Но сейчас было не до этих размышлений. Уложила Аду Моисеевну в постель, такую же ветхую, посмотрела, какие на тумбочке возле кровати есть лекарства. Выбор был скуден, копеечный: корвалол, цитрамон, бесалол – на что Ада Моисеевна рассчитывала, просясь домой за лекарством, оставалось загадкой. Спросила Таня, есть ли у неё какие-нибудь, кроме корвалола, сердечные препараты, услышала в ответ, что был ещё нитроглицерин, но вчера, сейчас только вспомнила, последнюю таблетку использовала. Таня, за неимением чего-либо лучшего, накапала в стакан корвалол. Когда ходила за ним и за водой на кухню, заглянула в холодильник – маленький допотопный «Саратов», как только умудрился он так долго прожить. В нём, кроме начатого пакета молока, полпачки творога, капустного вилка и каких-то суповых костей, ничего больше не обнаружила.
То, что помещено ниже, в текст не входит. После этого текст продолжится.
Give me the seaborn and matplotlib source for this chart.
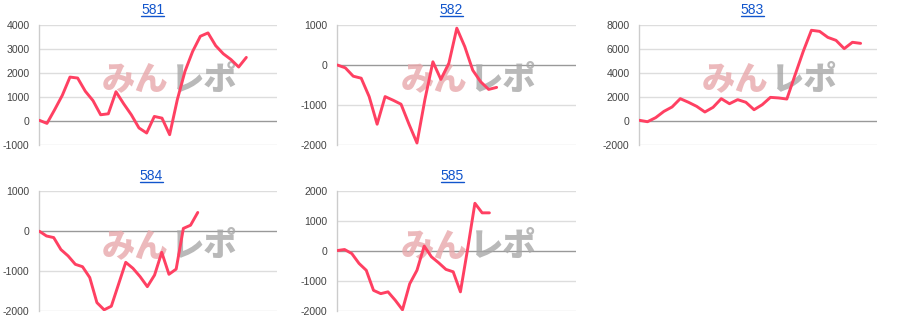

Вернулась, помогла ей выпить, присела рядом, тоскливо поглядела на неё – худую, морщинистую, с реденькими белыми волосами; вряд ли нашёлся бы кто, опознавший в ней былую яркую, статную, огненно-рыжую молодую женщину. Снова с трудом отыскала на её запястье хиленькую ниточку пульса. Но все же поживей, поотчетливей, чем на улице. Колебалась, вызвать всё же «скорую», или понаблюдать ещё немного. Ада Моисеевна блекло улыбнулась:
– Да не волнуйся ты, всё обойдется, со мной такое бывает, мне уже от одного того, что ты сидишь рядом, полегчало. Вот полежу ещё чуть – и встану, чайку с тобой попьём, у меня варенье есть, сливовое. Засахарилось, правда, немного, но вполне ещё приемлемое. Любишь сливовое?
– Люблю, – тоже сумела улыбнуться Таня.
– Ты извини, забыла, как тебя звать. Что Гладышева ты, помню, а имя никак не даётся. Погоди-погоди… Тома, да?
– Таня. Как же вы умудрились через столько лет фамилию мою вспомнить? Вас надо в книгу рекордов Гиннеса заносить. И откуда вы знаете, что врачом я стала?
– Так вот же, – кивнула на фотографию, – мой первый и последний выпускной класс, разглядываю, вспоминаю. Кое о ком из вас иногда узнавать что-нибудь удавалось. О тебе, например, что врачом ты стала, порадовалась за тебя. Да и, ты ж это лучше меня знаешь, свойство такое дряхлеющей памяти: помнить что давно было, и долго искать запропастившиеся куда-то очки. Одинокая старость, ничего хуже, Танечка, не бывает.
– А-а… – протянула Таня, не решаясь у неё спросить, лишь глянув на мужские портреты.
– Мужчины мои, – чуть приспустила веки. – Правда, красивые? Юра, муж мой. Альпинистом был. Вся группа их под лавину попала, живым никто не вернулся. Павлику ещё года не было. Ну, а Павлик… Павлик в Афганистане, будь тот навеки проклят. Больше четверти века уже, как… Ладно, не будем сейчас об этом, и без того…
Таня пробыла у неё до темноты, отлучилась ненадолго в аптеку, купить лекарство, чтобы она приняла его, если вдруг снова забарахлит сердце. Взяла честное слово, что Ада Моисеевна тут же позвонит ей в случае чего, потом сама ей несколько раз позвонила. И всё-таки уговорила лечь к ней в больницу, что далось непросто. Обследоваться, подлечиться, когда-то ж надо. Поговорили, повспоминали. Ушла от неё до того обескураженная всем услышанным, что полночи заснуть не могла.
Ада Моисеевна, уволившись, не смогла получить работу по специальности ни в одной школе. Даже там, где, точно знала, нужны преподаватели языка и литературы. И не только по специальности – вообще никакую работу. Быстро поняла она, что продолжать поиски не имеет смысла – директора всех школ, можно было не сомневаться, предупреждены о возможном её появлении. Надо было как-то жить дальше, Павлика кормить. Удалось попасть воспитательницей в его детский сад. Всё же родственная работа, и диплом её тут годился. Переждать, а потом, через год, снова попытаться вернуться в какую-нибудь школу. Но и в садике долго проработать не получилось. Уже через две недели директор, с которой сложились у неё самые добрые отношения, пригласила её в кабинет, вздыхала, мялась, отводя взгляд, потом сказала, что Аде Моисеевне здесь больше оставаться нельзя, пусть пишет заявление по собственному желанию. Спрашивать о чём-либо, сопротивляться смысла не имело, попросила у неё лист бумаги и ручку. Дальше – того хуже. И в другом, и в третьем садике ей тоже отказали.